TORONTO — Canadian National Railway Co.’s takeover bid for Kansas City Southern Railway has been thrown into doubt after a U.S. regulator denied its use of a voting trust structure.
The U.S. Surface Transportation Board said the trust would reduce incentives for competition between the two railways whose networks overlap, and is not consistent with the public interest standard under its merger regulations.
“Applicants have shown no benefit from the use of a voting trust to stakeholders other than KCS and CN,” the regulator said in its decision.
The trust would have allowed KCS to remain independent while a full and lengthy review of the proposed takeover goes forward, while also allowing shareholders to be paid without having to wait for a final decision on the deal.
The Surface Transportation Board said that while the trust would mean CN wasn’t in direct control of KCS operations, it would still be a beneficial owner and share in profits.
“Antitrust regulators have long recognized that the sort of financial interest that CN would have in KCS is sufficient to alter a firm’s incentive to compete vigorously.”
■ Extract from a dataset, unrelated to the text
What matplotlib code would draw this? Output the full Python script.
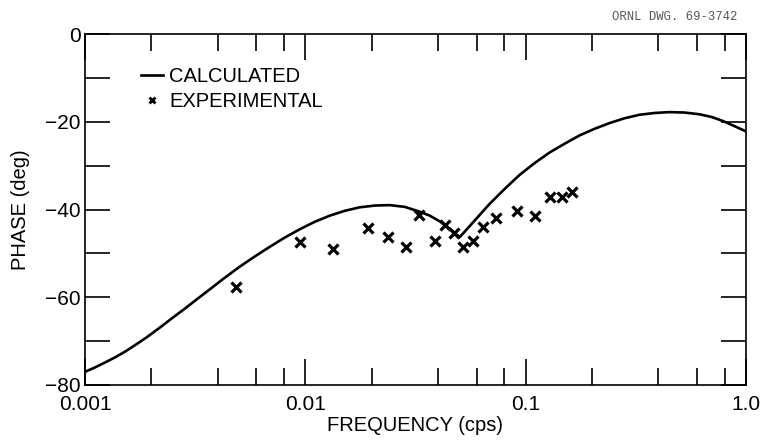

The regulator noted its decision comes after it was directed by Congress to consider any adverse effects on competition when considering a major rail merger. CN’s proposed acquisition would be the first takeover of a major U.S. railway in two decades and the first to test stricter merger criteria.
Canadian Pacific Railway, which is also trying to acquire Kansas City Southern, already has approval for a voting trust structure and its bid will be assessed under the older merger regime.
CN has proposed a takeover worth US$33.6 billion for the U.S. railway, while Canadian Pacific increased its offer to US$31 billion in early August. Both proposals include the assumption of about US$3.8 billion of KCS debt.
CN’s bid also includes a $1 billion break fee that it could be on the hook for now that the voting trust has been rejected.
Canadian Pacific has maintained that while it is offering less money, its bid faces less regulatory risk.
The Surface Transportation Board said that CN could still try to move forward with its takeover, but it would have to wait until the full regulatory review of the proposal is done.
Kansas City Southern pushed back a vote on the CN proposal to Sept. 3 so that shareholders could know the outcome of the regulator’s decision.